Somali Islamists send delegation to peace talks


Witnesses said the 17-strong Islamist team, including Sheikh Mukhtar Ali Robow, deputy security chief, boarded a plane at Mogadishu International Airport sent by the Arab League, who are spearheading the Khartoum talks scheduled for Saturday.

The Islamist team is led by Ibrahim Hussein Adow, who is in charge of foreign relations and is already in Khartoum.

The Islamists seized Mogadishu from U.S.-backed warlords in June, becoming a potent threat to an interim government racked by months of infighting and too weak to move from its temporary seat in the southern town of Baidoa.

Parliament speaker Sharif Hassan Sheikh Adan is heading the interim government delegation, which arrived in Khartoum earlier this week. Government spokesman Abdirahman Dinari complained the Islamists had sent a low-level team that cannot take decisions.
"The government really wanted them to send a strong delegation," he told Reuters, "We have always been committed to the talks and that's why we sent a high-powered delegation."
The interim government last met their Islamist rivals in Khartoum on June 22. They agreed then to stop military campaigns and recognise each other.

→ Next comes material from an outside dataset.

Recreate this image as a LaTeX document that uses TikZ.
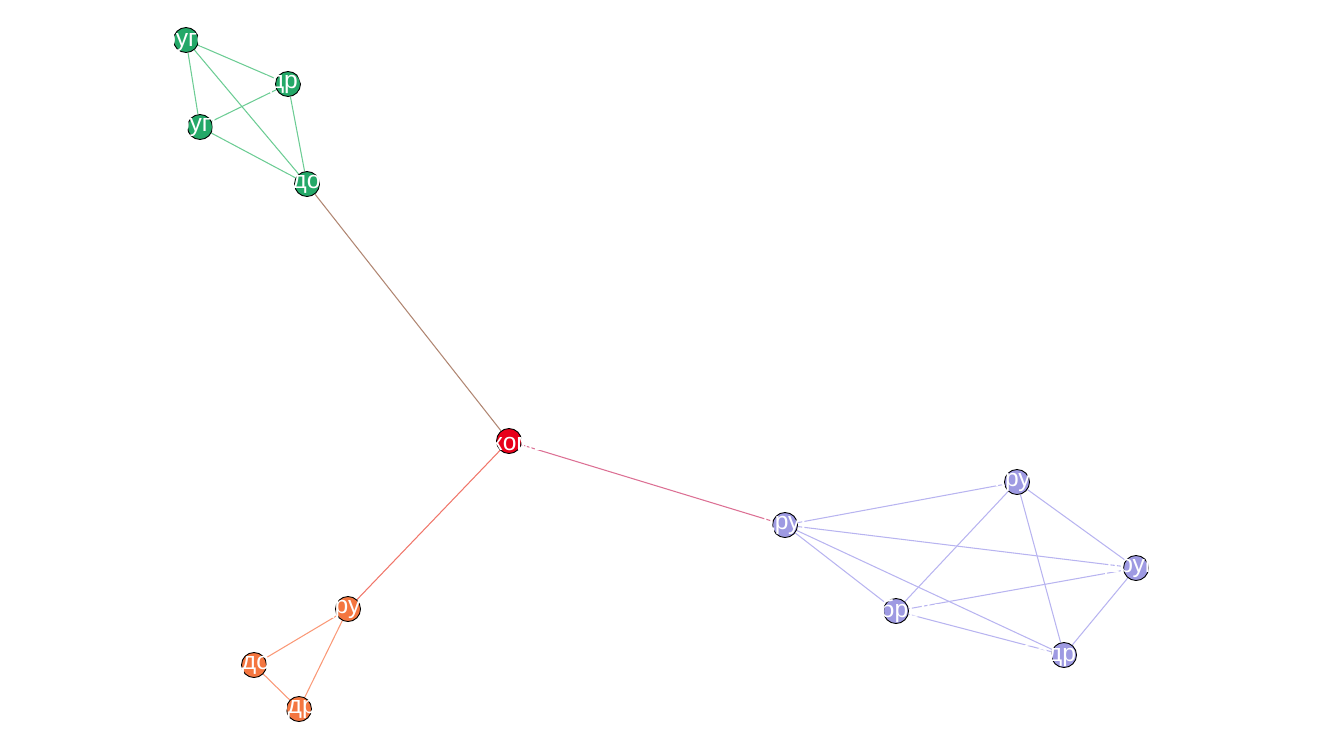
\documentclass[tikz,border=0pt]{standalone}
\usepackage{fontspec}
\setmainfont{Liberation Sans}
\usetikzlibrary{backgrounds}

\definecolor{verde}{RGB}{36,168,104}
\definecolor{laranja}{RGB}{244,118,64}
\definecolor{lilas}{RGB}{158,154,226}
\definecolor{vermelho}{RGB}{232,0,26}
\definecolor{verdeclaro}{RGB}{108,204,148}
\definecolor{laranjaclaro}{RGB}{250,152,118}
\definecolor{lilasclaro}{RGB}{184,180,240}
\definecolor{marrom}{RGB}{176,134,114}
\definecolor{salmao}{RGB}{240,118,106}
\definecolor{rosa}{RGB}{220,112,148}

\begin{document}
\begin{tikzpicture}[
  x=0.2mm, y=-0.2mm,
  vert/.style={circle, draw=black, line width=0.5pt, fill=#1, minimum size=5mm, inner sep=0pt},
  rot/.style={text=white, font=\fontsize{14}{15}\selectfont, inner sep=0pt},
  aresta/.style={line width=0.6pt, draw=#1},
]
\useasboundingbox (0,0) rectangle (1324,750);

% ---- grupo verde
\node[vert=verde, label={[rot]center:другой}] (g1) at (186,40) {};
\node[vert=verde, label={[rot]center:вдруг}] (g2) at (288,84) {};
\node[vert=verde, label={[rot]center:другие}] (g3) at (200,127) {};
\node[vert=verde, label={[rot]center:гордость}] (g4) at (307,184) {};

% ---- centro
\node[vert=vermelho, label={[rot]center:знакомый}] (ko) at (509,441) {};

% ---- grupo laranja
\node[vert=laranja, label={[rot]center:подружка}] (o1) at (348,609) {};
\node[vert=laranja, label={[rot]center:сладость}] (o2) at (254,665) {};
\node[vert=laranja, label={[rot]center:подруг}] (o3) at (299,709) {};

% ---- grupo lilas
\node[vert=lilas, label={[rot]center:друг}] (b1) at (785,525) {};
\node[vert=lilas, label={[rot]center:круг}] (b2) at (1017,482) {};
\node[vert=lilas, label={[rot]center:друга}] (b3) at (1136,568) {};
\node[vert=lilas, label={[rot]center:добрый}] (b4) at (896,611) {};
\node[vert=lilas, label={[rot]center:бодрый}] (b5) at (1064,655) {};

% ---- arestas
\begin{scope}[on background layer]
  \foreach \de/\para in {g1/g2, g1/g3, g1/g4, g2/g3, g2/g4, g3/g4}
    \draw[aresta=verdeclaro] (\de) -- (\para);
  \foreach \de/\para in {o1/o2, o1/o3, o2/o3}
    \draw[aresta=laranjaclaro] (\de) -- (\para);
  \foreach \de/\para in {b1/b2, b1/b3, b1/b4, b1/b5, b2/b3, b2/b4, b2/b5, b3/b4, b3/b5, b4/b5}
    \draw[aresta=lilasclaro] (\de) -- (\para);
  \draw[aresta=marrom] (g4) -- (ko);
  \draw[aresta=salmao] (ko) -- (o1);
  \draw[aresta=rosa] (ko) -- (b1);
\end{scope}
\end{tikzpicture}
\end{document}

But government allegations that the Islamists have broken the pact against military expansion, and Islamist claims of foreign interference in Somalia, have stalled the discussions.

"There is always hope," Ugas Ahmed Bile, a member of the Islamist delegation, told Reuters.
"But we need to discuss with the government the presence of those troops in our country before any agreement is reached," he said, referring to Islamist claims that Ethiopian and Ugandan troops have entered Somalia to support the interim government.

The government's new Defence Minister Bare Aden Shire on Thursday urged countries in the region that have discussed sending peacekeeping troops to Somalia to instead help it to build up its own national armed forces.

"I am against the deployment of foreign troops," Shire told Reuters from the Somali town of Kismayu. "We have our own troops, Somalia's former national forces are present, they should be reintegrated."

International donors on Tuesday said they were ready to help rebuild Somalia, but only if the interim government can agree to share power with the Islamists and end 15 years of fighting.